Serrao-Neumann, S., Schuch, G., Cox, M., & Choy, D. L. (2019). Scenario planning for climate change adaptation for natural resource management: Insights from the Australian East Coast Cluster. Ecosystem Services, 38. https://doi.org/10.1016/j.ecoser.2019.100967
Permanent Research Commons link: https://hdl.handle.net/10289/13884
Natural resources and inherent ecosystem services have long been under pressure from unsustainable exploitation further exacerbated by climate change impacts. Managing natural resources in the Australian context is also a complex task because it involves a raft of stakeholders subjected to ongoing institutional changes and reductions in funding for programme implementation. This paper explores the use of scenario planning as a suitable tool to deal with the uncertainty and complexity inherent to natural resource management. Specifically, it reports on the development and application of explorative scenarios (multiple plausible futures) involving six natural resource management organisations and their communities of practice operating along the East Coast of Australia. Scenarios were developed based on two key drivers of change, namely: maturing approach to natural resource management; and community driven climate change action, to test the robustness and flexibility of a suite of existing strategies, policies and targets.
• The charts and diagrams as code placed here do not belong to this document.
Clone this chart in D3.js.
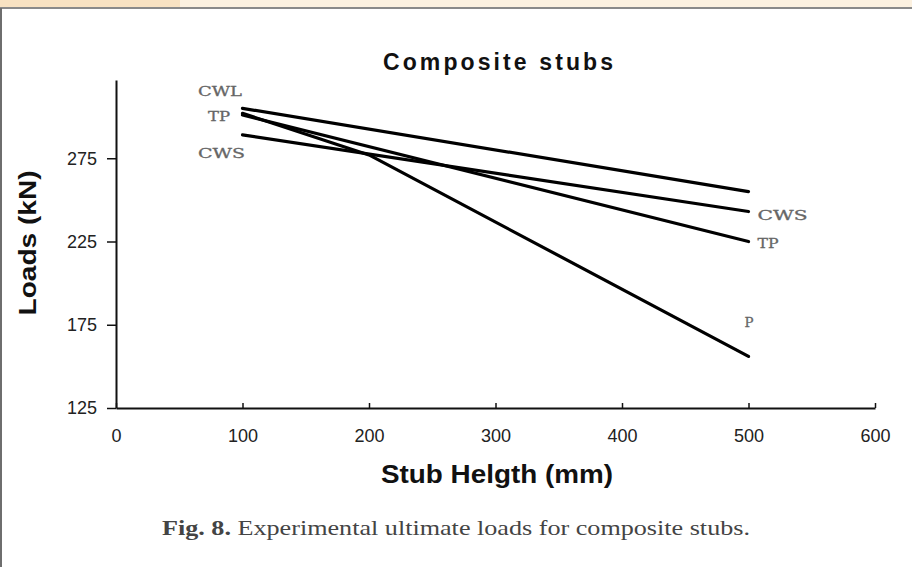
<!DOCTYPE html>
<html>
<head>
<meta charset="utf-8">
<script src="https://cdn.jsdelivr.net/npm/d3@7"></script>
<style>
  body { margin: 0; background: #fff; }
  svg { display: block; }
</style>
</head>
<body>
<div id="vis"></div>
<script>
// data (stub height in mm, load in kN)
const HEIGHTS = [100, 500];
const P_HEIGHTS = [100, 200, 500];
const CWL = [305, 255];
const TP = [301, 225];
const CWS = [289, 243];
const P = [302, 277, 156];
const X_TICKS = [0, 100, 200, 300, 400, 500, 600];
const Y_TICKS = [125, 175, 225, 275];

const FRAME_WIDTH = 912;
const FRAME_HEIGHT = 567;

const FRAME = d3.select("#vis")
    .append("svg")
      .attr("width", FRAME_WIDTH)
      .attr("height", FRAME_HEIGHT);

// page frame bits from the scan
FRAME.append("rect").attr("x", 0).attr("y", 0).attr("width", FRAME_WIDTH).attr("height", 7).attr("fill", "#fcf1e0");
FRAME.append("rect").attr("x", 0).attr("y", 0).attr("width", 180).attr("height", 7).attr("fill", "#f8e2c2");
FRAME.append("line").attr("x1", 0).attr("x2", FRAME_WIDTH).attr("y1", 8).attr("y2", 8)
    .attr("stroke", "#8a8a8a").attr("stroke-width", 2);
FRAME.append("line").attr("x1", 1).attr("x2", 1).attr("y1", 8).attr("y2", FRAME_HEIGHT)
    .attr("stroke", "#6e6e6e").attr("stroke-width", 2);

const X_SCALE = d3.scaleLinear().domain([0, 600]).range([116, 875]);
const Y_SCALE = d3.scaleLinear().domain([125, 322]).range([408, 80]);

// x axis (ticks point up)
const xAxis = FRAME.append("g")
    .attr("transform", "translate(0," + Y_SCALE(125) + ")")
    .call(d3.axisBottom(X_SCALE).tickValues(X_TICKS).tickSizeInner(-5).tickSizeOuter(0).tickPadding(21));
xAxis.select(".domain").attr("stroke", "#111").attr("stroke-width", 2);
xAxis.selectAll(".tick line").attr("stroke", "#111").attr("stroke-width", 1.5);
xAxis.selectAll("text")
    .attr("font-family", "Liberation Sans, Arial, sans-serif")
    .attr("font-size", 18).attr("fill", "#222");

// y axis
const yAxis = FRAME.append("g")
    .attr("transform", "translate(" + X_SCALE(0) + ",0)")
    .call(d3.axisLeft(Y_SCALE).tickValues(Y_TICKS).tickSizeInner(9).tickSizeOuter(0).tickPadding(10));
yAxis.select(".domain").attr("stroke", "#111").attr("stroke-width", 2);
yAxis.selectAll(".tick line").attr("stroke", "#111").attr("stroke-width", 1.5);
yAxis.selectAll("text")
    .attr("font-family", "Liberation Sans, Arial, sans-serif")
    .attr("font-size", 18).attr("fill", "#222");

// lines
function drawSeries(xs, ys) {
    const line = d3.line()
        .x((d, i) => X_SCALE(xs[i]))
        .y((d) => Y_SCALE(d));
    FRAME.append("path")
        .attr("d", line(ys))
        .attr("fill", "none")
        .attr("stroke", "#000")
        .attr("stroke-width", 3.2)
        .attr("stroke-linecap", "round")
        .attr("stroke-linejoin", "round");
}
drawSeries(HEIGHTS, CWL);
drawSeries(HEIGHTS, TP);
drawSeries(HEIGHTS, CWS);
drawSeries(P_HEIGHTS, P);

// series labels
const LABEL_FONT = "DejaVu Serif, Liberation Serif, serif";
function seriesLabel(txt, x, y, len) {
    FRAME.append("text")
        .attr("x", x).attr("y", y)
        .attr("font-family", LABEL_FONT)
        .attr("font-size", 13)
        .attr("fill", "#666")
        .attr("stroke", "#666").attr("stroke-width", 0.3)
        .attr("textLength", len)
        .attr("lengthAdjust", "spacingAndGlyphs")
        .text(txt);
}
seriesLabel("CWL", 198, 96, 44);
seriesLabel("TP", 208, 121, 22);
seriesLabel("CWS", 198, 158, 47);
seriesLabel("CWS", X_SCALE(500) + 9, Y_SCALE(CWS[1]) + 8, 50);
seriesLabel("TP", X_SCALE(500) + 9, Y_SCALE(TP[1]) + 6, 21);
seriesLabel("P", X_SCALE(500) - 4, Y_SCALE(P[2]) - 29, 9);

// title and axis titles
FRAME.append("text")
    .attr("x", 498).attr("y", 70)
    .attr("text-anchor", "middle")
    .attr("font-family", "Liberation Sans, Arial, sans-serif")
    .attr("font-size", 23).attr("font-weight", "bold")
    .attr("textLength", 230).attr("lengthAdjust", "spacing")
    .attr("fill", "#111")
    .text("Composite stubs");

FRAME.append("text")
    .attr("x", 497).attr("y", 483)
    .attr("text-anchor", "middle")
    .attr("font-family", "Liberation Sans, Arial, sans-serif")
    .attr("font-size", 26).attr("font-weight", "bold")
    .attr("textLength", 232).attr("lengthAdjust", "spacingAndGlyphs")
    .attr("fill", "#111")
    .text("Stub Helgth (mm)");

FRAME.append("text")
    .attr("transform", "translate(36,243) rotate(-90)")
    .attr("text-anchor", "middle")
    .attr("font-family", "Liberation Sans, Arial, sans-serif")
    .attr("font-size", 24).attr("font-weight", "bold")
    .attr("textLength", 145).attr("lengthAdjust", "spacingAndGlyphs")
    .attr("fill", "#111")
    .text("Loads (kN)");

// caption
const cap = FRAME.append("text")
    .attr("x", 162).attr("y", 535)
    .attr("font-family", "Liberation Serif, serif")
    .attr("font-size", 22)
    .attr("fill", "#444")
    .attr("textLength", 588).attr("lengthAdjust", "spacingAndGlyphs");
cap.append("tspan").attr("font-weight", "bold").text("Fig. 8.");
cap.append("tspan").text(" Experimental ultimate loads for composite stubs.");
</script>
</body>
</html>
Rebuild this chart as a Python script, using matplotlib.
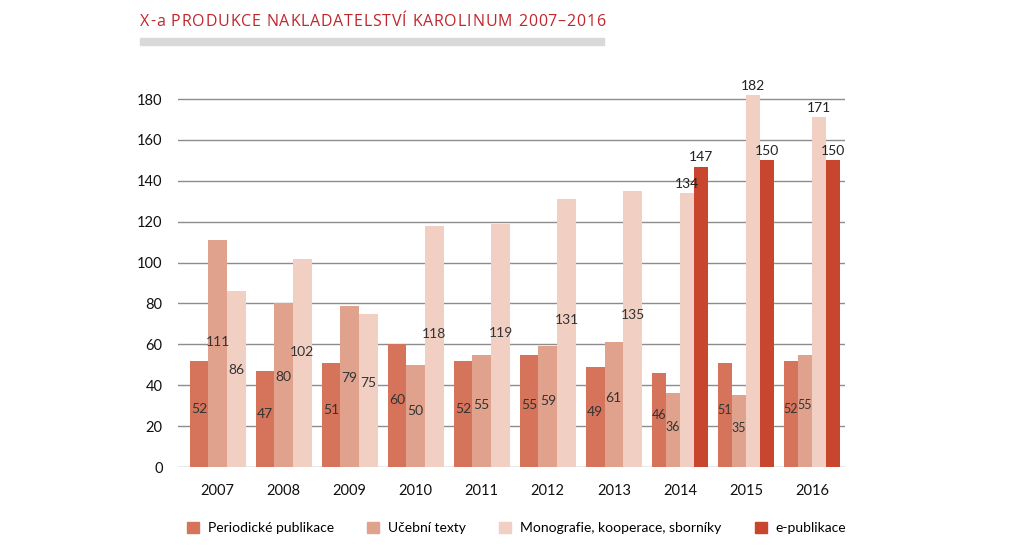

Findings indicate that explorative scenarios were useful in the identification of strategies that may result in perverse or negative impacts under different futures; guide selection of different approaches in response to unexpected events; encourage a forward-looking approach rather than relying on past experiences only; create flexible, robust strategies that are better able to deal with shocks and surprises; provide participating policy owners with an opportunity to consider future contexts for their policies to play out in; and, ascertain a range of possible pathways to achieve a vision or goals depending on changed circumstances.